When most people think of a missionary, they have a particular image in mind. Perhaps, of a woman who always has her Bible in tow or a man with printed scripture on his shirt. This person, on their mission from Christ, will boast his name to anyone: a stranger on a train, the youngster bagging groceries at the local market, the one person no one else wants to talk to because he looks so angry…perhaps he is.
Definition of a missionary: a person sent on a religious mission, especially one sent to promote Christianity in a foreign country.
I believe this definition is the most common of all. Even I am guilty of thinking it. When I hear the word missionary, I immediately think of this selfless being, trekking across one foreign region and then another, professing the name of Jesus to anyone who will listen and to those who won’t. I think of people graciously volunteering their time to build homes, shelters and schools in desolate countries. Men and women traveling across the world to feed starving children and provide clean drinking water to those without access to the one thing we—in America—have running freely. This is, by no means, meant to diminish the work of such individuals. In fact, I admire them, revere them even. They are called to do an extraordinary work and the strength of character, of faith, of drive, is something I can hardly fathom rising up in my spirit to do such things. My tender heart would break at every turn, every sad face, every torn spirit.
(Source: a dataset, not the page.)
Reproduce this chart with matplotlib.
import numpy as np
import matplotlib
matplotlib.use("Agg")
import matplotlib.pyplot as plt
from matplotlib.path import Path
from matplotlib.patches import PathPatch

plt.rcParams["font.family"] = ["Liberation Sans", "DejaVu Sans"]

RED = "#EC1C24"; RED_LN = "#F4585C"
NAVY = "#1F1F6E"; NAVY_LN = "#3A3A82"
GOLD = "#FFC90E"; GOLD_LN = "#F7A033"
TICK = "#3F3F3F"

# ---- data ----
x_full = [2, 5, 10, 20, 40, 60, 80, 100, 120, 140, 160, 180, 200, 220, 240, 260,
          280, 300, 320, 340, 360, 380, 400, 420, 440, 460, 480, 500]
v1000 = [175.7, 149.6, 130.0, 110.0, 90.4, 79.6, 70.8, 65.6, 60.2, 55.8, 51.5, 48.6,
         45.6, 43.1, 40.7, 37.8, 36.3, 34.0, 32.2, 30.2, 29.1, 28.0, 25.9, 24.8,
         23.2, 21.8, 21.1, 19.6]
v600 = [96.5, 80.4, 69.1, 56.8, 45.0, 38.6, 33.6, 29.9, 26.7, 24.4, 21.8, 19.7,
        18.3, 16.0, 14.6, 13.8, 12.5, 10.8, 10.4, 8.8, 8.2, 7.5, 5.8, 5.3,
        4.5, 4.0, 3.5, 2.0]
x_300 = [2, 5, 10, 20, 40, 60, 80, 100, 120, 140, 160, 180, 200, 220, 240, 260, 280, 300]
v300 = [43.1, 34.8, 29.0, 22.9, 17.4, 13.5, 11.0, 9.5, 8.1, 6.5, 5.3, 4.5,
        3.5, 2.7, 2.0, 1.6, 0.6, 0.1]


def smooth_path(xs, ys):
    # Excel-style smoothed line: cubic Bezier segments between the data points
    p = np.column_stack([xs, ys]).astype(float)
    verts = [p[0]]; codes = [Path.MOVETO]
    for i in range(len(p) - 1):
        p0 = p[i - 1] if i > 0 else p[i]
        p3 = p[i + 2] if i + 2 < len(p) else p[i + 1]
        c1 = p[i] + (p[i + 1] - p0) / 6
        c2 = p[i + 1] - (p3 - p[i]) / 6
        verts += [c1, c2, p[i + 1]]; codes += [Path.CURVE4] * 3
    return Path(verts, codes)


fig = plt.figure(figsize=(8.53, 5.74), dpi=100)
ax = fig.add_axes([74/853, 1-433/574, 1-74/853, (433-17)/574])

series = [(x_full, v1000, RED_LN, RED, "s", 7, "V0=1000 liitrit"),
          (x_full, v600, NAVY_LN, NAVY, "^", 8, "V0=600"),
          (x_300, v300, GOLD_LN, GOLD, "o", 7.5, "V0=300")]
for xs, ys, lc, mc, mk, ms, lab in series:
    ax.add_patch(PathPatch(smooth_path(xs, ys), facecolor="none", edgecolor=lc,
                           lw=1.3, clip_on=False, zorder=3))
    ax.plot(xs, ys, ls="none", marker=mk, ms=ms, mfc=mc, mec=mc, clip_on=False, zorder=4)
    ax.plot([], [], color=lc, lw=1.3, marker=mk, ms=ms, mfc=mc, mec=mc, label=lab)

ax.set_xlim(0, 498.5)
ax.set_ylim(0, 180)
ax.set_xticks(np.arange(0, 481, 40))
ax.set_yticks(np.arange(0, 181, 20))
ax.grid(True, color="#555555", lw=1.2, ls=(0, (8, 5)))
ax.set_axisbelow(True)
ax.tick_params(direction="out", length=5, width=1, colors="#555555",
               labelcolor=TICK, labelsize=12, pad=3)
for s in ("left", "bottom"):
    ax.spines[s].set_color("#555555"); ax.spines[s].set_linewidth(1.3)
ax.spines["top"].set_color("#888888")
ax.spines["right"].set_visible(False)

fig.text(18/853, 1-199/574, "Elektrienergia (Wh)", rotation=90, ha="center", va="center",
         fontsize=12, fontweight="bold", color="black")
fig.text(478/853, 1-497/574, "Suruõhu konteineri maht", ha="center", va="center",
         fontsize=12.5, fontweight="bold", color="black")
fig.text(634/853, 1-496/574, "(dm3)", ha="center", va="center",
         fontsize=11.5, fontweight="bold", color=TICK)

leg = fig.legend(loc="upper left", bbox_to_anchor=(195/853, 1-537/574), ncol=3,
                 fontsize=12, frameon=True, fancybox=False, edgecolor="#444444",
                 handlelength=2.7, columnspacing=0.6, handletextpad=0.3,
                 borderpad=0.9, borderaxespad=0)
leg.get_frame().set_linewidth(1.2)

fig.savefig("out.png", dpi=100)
So, what about the rest of us? What about those of us who aren’t called, and frankly, haven’t the desire to travel overseas to build, feed and clothe the less fortunate? What of us who haven’t the skill to write a song, play an instrument or dig a well. What could our mission be if we don’t have the skill of a handyman, the degree of a scholar or the creative aptitude sought after by organized mission-focused companies? What are we to do to grow the Kingdom of God? I don’t have the answer for the masses but I’m certain God can and will answer us if we think to ask. I asked, and he gave me an answer I hadn’t expected and, in truth, I still don’t have the complete picture of his “answer” for me. We are all gifted with talents or a propensity for something: words (my thing), numbers (not my thing), art, public speaking, athleticism, sensitivity, cooking…something. No one is left out, even though we often feel that way…and by “we,” I mean, I.
For seventeen years I’d worked in a field I loved, that is, until I didn’t. I wanted to do something else, but what? I had no training, no fancy plaques or ornate certificates—not even in the arena for which I’d worked—attesting to my knowledge of, well, anything. It seemed unrealistic that I had a purpose apart from what God had already given me, if that were even it. So I asked him, sort of.
“This can’t be it,” I said. “This can’t be all you have for me. I want to do something else, tell me what to do.”
Being the God that he is, he did just that. In a dream, he gave me my next career. He didn’t come to me and say: “You’re going to do ______.” He simply started me on a path without my ever knowing exactly where that path would lead. That “thing” he gave me, that “thing” I never considered or thought I’d do, is now the only thing I want to do. I’m still in awe. Oddly enough, a few years later, I’ve found myself at the same intersection of ‘what do I do now?’ Once again, God has started me on a path without telling me where it will lead or how I will get there. He’s daring me to trust him. Challenging me to follow him. Whether or not I can see my hand in front of my face is irrelevant.
“Your word is a lamp to guide my feet and light for my path.” Psalm 119:105 (New Living Translation)
“Your word is a lamp before my feet and a light for my journey.” Psalm 119:105 (Common English Bible)
“By your words, I can see where I’m going; they throw a beam of light on my dark path.” Psalm 119:105 (Message Version)
Whichever translation you choose, the message remains the same. The promise of light is clear. The dare has the same edge, even in the darkness and especially when you can’t see. So, that’s what I’m doing. Despite not having a blueprint of God’s plan, not just for my life, for my rather immediate situation, I’m trusting him. He hasn’t told me where to go or what to do or how I’ll get there, He’s only said it’s time to move. On that note, I shuffle one foot in front of me and await instruction. He’s given me tasks to complete in preparation. Preparation for what? A journey. To where? The unexpected.